Africa’s nutrition drive attracts $82m worth of investment opportunity
The quest to tackle Africa’s malnutrition challenges and ensure that households across the continent have access to affordable nutritious food has attracted $82 million worth of investment opportunity.
The Global Alliance for Improved Nutrition (GAIN), a Swiss Foundation, and Royal DSM –a purpose-led global science-based company in nutrition, health and sustainable living –are co-hosting this drive to generate greater investments to improve nutrition in Africa.
The investment opportunity which is currently being explored by over 60 fast-growing small and medium (SMEs) enterprises across the continent, often faced by the challenges of accessing affordable finance, would help in addressing the continents malnutrition problems.
“Malnutrition is a massive problem in Africa,” says Lawrence Haddad, executive director, GAIN, who was awarded the World Food Prize yesterday at the ongoing first Nutrition Africa Investor Forum in Nairobi, Kenya.
“Businesses have to be part of the solution for malnutrition in Africa. The big problem most businesses face, especially the small and medium-sized is that they lack access to finance,” Haddad says.

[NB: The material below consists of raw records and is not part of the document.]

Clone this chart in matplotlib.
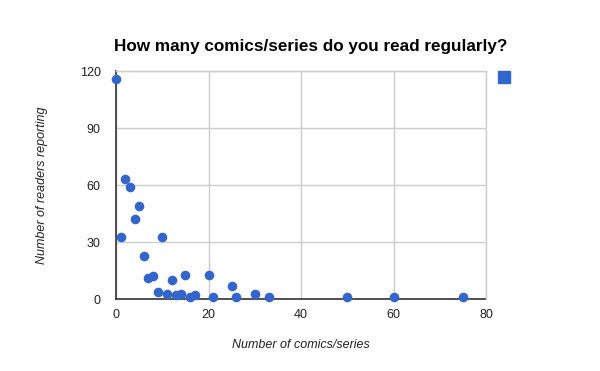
import matplotlib
matplotlib.use("Agg")
import matplotlib.pyplot as plt

comics = [0, 1, 2, 3, 4, 5, 6, 7, 8, 9, 10, 11, 12, 13, 14, 15, 16, 17, 20, 21, 25, 26, 30, 33, 50, 60, 75]
readers = [116, 33, 63, 59, 42, 49, 23, 11, 12, 4, 33, 3, 10, 2, 3, 13, 1, 2, 13, 1, 7, 1, 3, 1, 1, 1, 1]
xticks = [0, 20, 40, 60, 80]
yticks = [0, 30, 60, 90, 120]

plt.rcParams['font.family'] = ['Liberation Sans', 'DejaVu Sans']

W, H = 600, 371
fig = plt.figure(figsize=(W / 100, H / 100), dpi=100)
left, right, top, bottom = 116, 486, 71, 299.3
ax = fig.add_axes([left / W, 1 - bottom / H, (right - left) / W, (bottom - top) / H])

ax.scatter(comics, readers, s=48, color='#3366cc', zorder=3, clip_on=False, linewidths=0)
ax.set_xlim(0, 80)
ax.set_ylim(0, 120)
ax.set_xticks(xticks)
ax.set_yticks(yticks)
ax.grid(True, color='#cccccc', linewidth=1)
ax.set_axisbelow(True)
for s in ['top', 'right']:
    ax.spines[s].set_color('#cccccc')
    ax.spines[s].set_linewidth(1)
for s in ['left', 'bottom']:
    ax.spines[s].set_color('#333333')
    ax.spines[s].set_linewidth(1.2)
    ax.spines[s].set_zorder(2)
ax.tick_params(length=0, labelsize=9, colors='#222222')
ax.tick_params(axis='x', pad=7)
ax.tick_params(axis='y', pad=11)

fig.text(311 / W, 1 - 46 / H, 'How many comics/series do you read regularly?', ha='center', va='center',
         fontsize=12.3, fontweight='bold', color='#000000')
fig.text(301 / W, 1 - 345 / H, 'Number of comics/series', ha='center', va='center',
         fontsize=9, style='italic', color='#222222')
fig.text(42 / W, 1 - 185 / H, 'Number of readers reporting', ha='center', va='center', rotation=90,
         fontsize=9, style='italic', color='#222222')

# legend swatch (no label)
fig.patches.append(plt.Rectangle((498 / W, 1 - 83 / H), 12 / W, 12 / H, transform=fig.transFigure,
                                 color='#3366cc', figure=fig))

fig.savefig('out.png', dpi=100)
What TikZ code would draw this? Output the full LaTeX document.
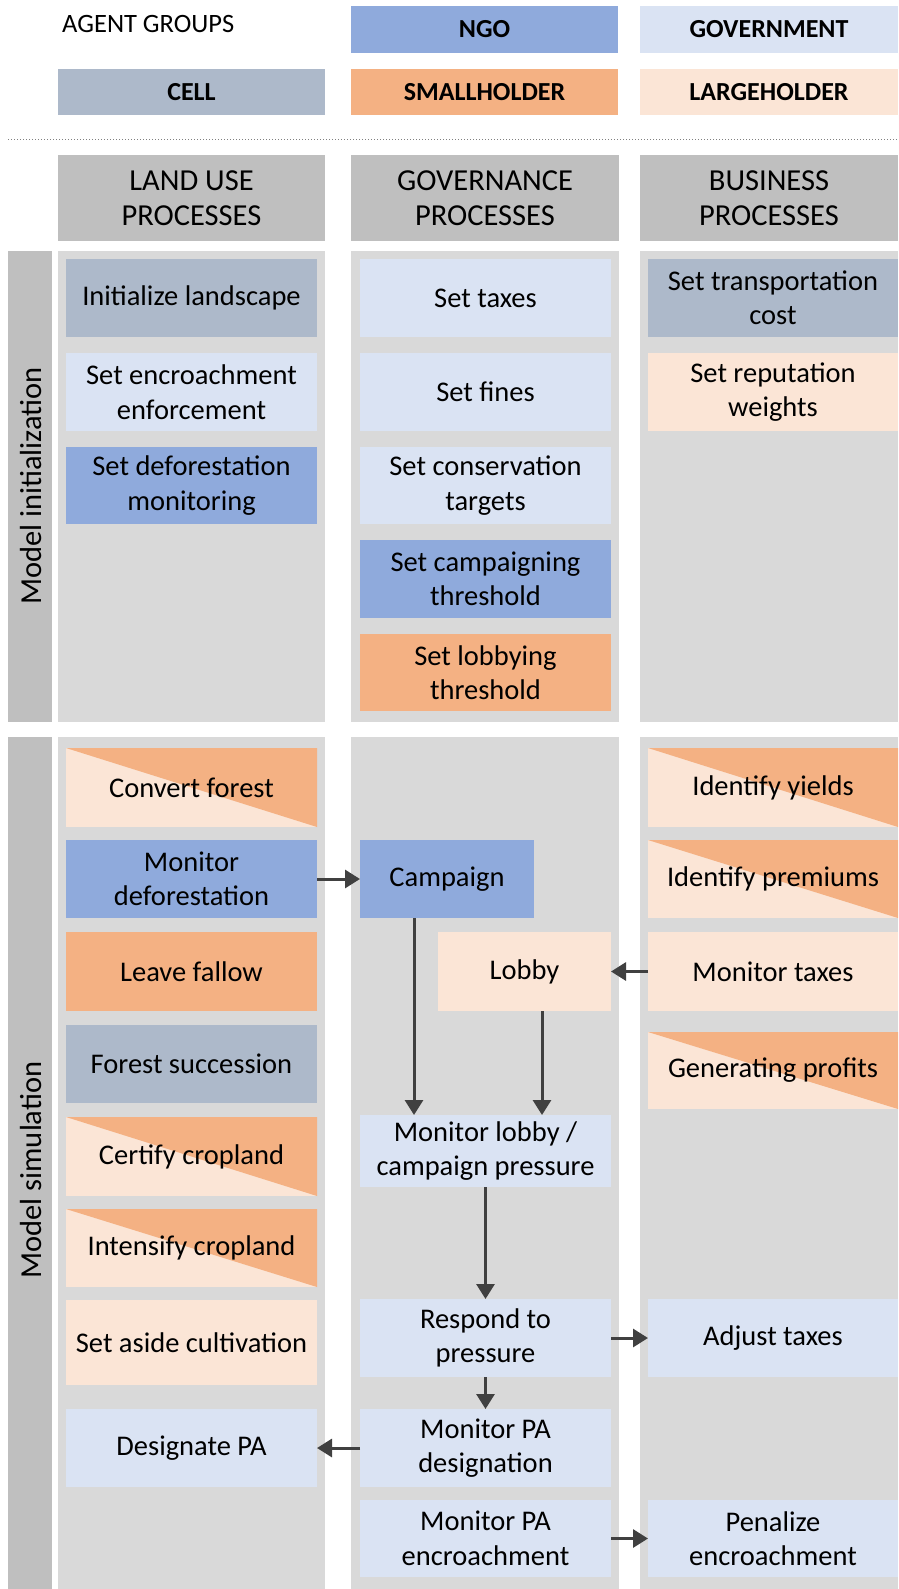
\documentclass[tikz,border=0pt]{standalone}
\usepackage{fontspec}
\setmainfont{Carlito}
\usetikzlibrary{arrows.meta}
\definecolor{ngo}{HTML}{8FAADC}
\definecolor{gov}{HTML}{DAE3F3}
\definecolor{cell}{HTML}{ADB9CA}
\definecolor{sh}{HTML}{F4B183}
\definecolor{lh}{HTML}{FBE5D6}
\definecolor{hdr}{HTML}{BFBFBF}
\definecolor{colbg}{HTML}{D9D9D9}
\definecolor{arrc}{HTML}{404040}
\newcommand\fsbody{\fontsize{28.5}{34.5}\selectfont}
\newcommand\fshead{\fontsize{30.5}{35}\selectfont}
\newcommand\fslegend{\fontsize{26}{30}\selectfont\bfseries}
\newcommand\procbox[7]{\node[pbox,#6,minimum width={#4-#2},minimum height={#5-#3}] (#1) at ({(#2+#4)/2},{(#3+#5)/2}) {#7};}
\begin{document}
\begin{tikzpicture}[x=1pt,y=-1pt,
  pbox/.style={rectangle,inner sep=0pt,outer sep=0pt,align=center,font=\fsbody},
  legend/.style={font=\fslegend},
  header/.style={fill=hdr,font=\fshead},
  split/.style={fill=lh,path picture={\fill[sh] (path picture bounding box.north west) -- (path picture bounding box.north east) -- (path picture bounding box.south east) -- cycle;}},
  arr/.style={draw=arrc,line width=3pt,-{Triangle[length=15pt,width=18pt]}}]
\useasboundingbox (0,0) rectangle (898,1589);
% legend
\node[anchor=west,font=\fontsize{26.5}{30}\selectfont,inner sep=0pt] (agt) at (62,24) {AGENT GROUPS};
\procbox{lngo}{351}{6}{618}{53}{fill=ngo,legend}{NGO}
\procbox{lgov}{640}{6}{898}{53}{fill=gov,legend}{GOVERNMENT}
\procbox{lcell}{58}{69}{325}{115}{fill=cell,legend}{CELL}
\procbox{lsh}{351}{69}{618}{115}{fill=sh,legend}{SMALLHOLDER}
\procbox{llh}{640}{69}{898}{115}{fill=lh,legend}{LARGEHOLDER}
\coordinate (dl) at (8,140);
\coordinate (dr) at (898,140);
\draw[gray,dotted,line width=1pt] (dl) -- (dr);
% headers
\procbox{hland}{58}{155}{325}{241}{header}{LAND USE\\PROCESSES}
\procbox{hgov}{351}{155}{619}{241}{header}{GOVERNANCE\\PROCESSES}
\procbox{hbus}{640}{155}{898}{241}{header}{BUSINESS\\PROCESSES}
% section backgrounds
\procbox{barinit}{8}{251}{52}{722}{fill=hdr}{}
\procbox{bginitL}{58}{251}{325}{722}{fill=colbg}{}
\procbox{bginitM}{351}{251}{619}{722}{fill=colbg}{}
\procbox{bginitR}{640}{251}{898}{722}{fill=colbg}{}
\procbox{barsim}{8}{737}{52}{1589}{fill=hdr}{}
\procbox{bgsimL}{58}{737}{325}{1589}{fill=colbg}{}
\procbox{bgsimM}{351}{737}{619}{1589}{fill=colbg}{}
\procbox{bgsimR}{640}{737}{898}{1589}{fill=colbg}{}
\node[rotate=90,font=\fshead] (tinit) at (31,486) {Model initialization};
\node[rotate=90,font=\fshead] (tsim) at (31,1170) {Model simulation};
% initialization boxes
\procbox{i1}{66}{259}{317}{337}{fill=cell}{Initialize landscape}
\procbox{i2}{66}{353}{317}{431}{fill=gov}{Set encroachment\\enforcement}
\procbox{i3}{66}{447}{317}{524}{fill=ngo}{Set deforestation\\monitoring}
\procbox{i4}{360}{259}{611}{337}{fill=gov}{Set taxes}
\procbox{i5}{360}{353}{611}{431}{fill=gov}{Set fines}
\procbox{i6}{360}{447}{611}{524}{fill=gov}{Set conservation\\targets}
\procbox{i7}{360}{540}{611}{618}{fill=ngo}{Set campaigning\\threshold}
\procbox{i8}{360}{634}{611}{711}{fill=sh}{Set lobbying\\threshold}
\procbox{i9}{648}{259}{898}{337}{fill=cell}{Set transportation\\cost}
\procbox{i10}{648}{353}{898}{431}{fill=lh}{Set reputation\\weights}
% simulation: land use
\procbox{conv}{66}{748}{317}{827}{split}{Convert forest}
\procbox{mdef}{66}{840}{317}{918}{fill=ngo}{Monitor\\deforestation}
\procbox{fallow}{66}{932}{317}{1011}{fill=sh}{Leave fallow}
\procbox{succ}{66}{1025}{317}{1103}{fill=cell}{Forest succession}
\procbox{cert}{66}{1117}{317}{1196}{split}{Certify cropland}
\procbox{intens}{66}{1209}{317}{1287}{split}{Intensify cropland}
\procbox{aside}{66}{1300}{317}{1385}{fill=lh}{Set aside cultivation}
\procbox{despa}{66}{1409}{317}{1487}{fill=gov}{Designate PA}
% simulation: governance
\procbox{camp}{360}{840}{534}{918}{fill=ngo}{Campaign}
\procbox{lobby}{438}{932}{611}{1011}{fill=lh}{Lobby}
\procbox{mlp}{360}{1115}{611}{1187}{fill=gov}{Monitor lobby /\\campaign pressure}
\procbox{resp}{360}{1299}{611}{1377}{fill=gov}{Respond to\\pressure}
\procbox{mpad}{360}{1409}{611}{1487}{fill=gov}{Monitor PA\\designation}
\procbox{mpae}{360}{1500}{611}{1577}{fill=gov}{Monitor PA\\encroachment}
% simulation: business
\procbox{yields}{648}{748}{898}{827}{split}{Identify yields}
\procbox{prem}{648}{840}{898}{918}{split}{Identify premiums}
\procbox{mtax}{648}{932}{898}{1011}{fill=lh}{Monitor taxes}
\procbox{prof}{648}{1032}{898}{1109}{split}{Generating profits}
\procbox{adj}{648}{1299}{898}{1377}{fill=gov}{Adjust taxes}
\procbox{pen}{648}{1500}{898}{1577}{fill=gov}{Penalize\\encroachment}
% arrows
\draw[arr] (mdef.east) -- (camp.west);
\draw[arr] (mtax.west) -- (lobby.east);
\draw[arr] ([xshift=54pt]camp.south west) -- ([xshift=54pt]camp.south west |- mlp.north);
\draw[arr] ([xshift=104pt]lobby.south west) -- ([xshift=104pt]lobby.south west |- mlp.north);
\draw[arr] (mlp.south) -- (resp.north);
\draw[arr] (resp.east) -- (resp.east -| adj.west);
\draw[arr] (resp.south) -- (mpad.north);
\draw[arr] (mpad.west) -- (mpad.west -| despa.east);
\draw[arr] (mpae.east) -- (mpae.east -| pen.west);
\end{tikzpicture}
\end{document}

“This is the first real effort within Africa to make it easier for businesses to provide nutritious food by making it more readily available, affordable and accessible,” he adds.
While it is easy for large companies to attract investments, it is the missing middle for the small and medium growing businesses – that find it difficult to attract investment, experts.
To address this, the first Nutrition Africa Investor Forum was held to meet this challenge by hosting a platform for over 60 companies from across Africa to connect with investors.
Opening the forum, Jakaya Kiwkete, Former President of Tanzania and a leading member of the Scaling Up Nutrition (SUN) Movement working to end malnutrition across the world, encouraged greater public, private and third sector collaboration to address this pressing challenge for Africa, commenting.
“The nutrition agenda is a key driver of development. Dealing effectively with malnutrition and its attendant problems is a cardinal development imperative,” Kiwkete says.
Highlighting the importance of unlocking investments across the nutrition value chain, Fokko Wientjes, vice president, Nutrition in Emerging Markets says “With 30-40 percent stunted children in Africa there is an urgent need to make nutritious foods widely available, affordable but most importantly aspirational in the eyes of the consumer.”
As part of this work, the GAIN also partnered with the UN World Food Programme to hold the first SUN Business Network Pitch Competition on the continent.
The finals, held at the forum, saw 21 companies showcasing their work to tackle nutrition following national competitions in Nigeria, Tanzania, Mozambique, Malawi, Ethiopia, Kenya and Zambia involving 450 businesses.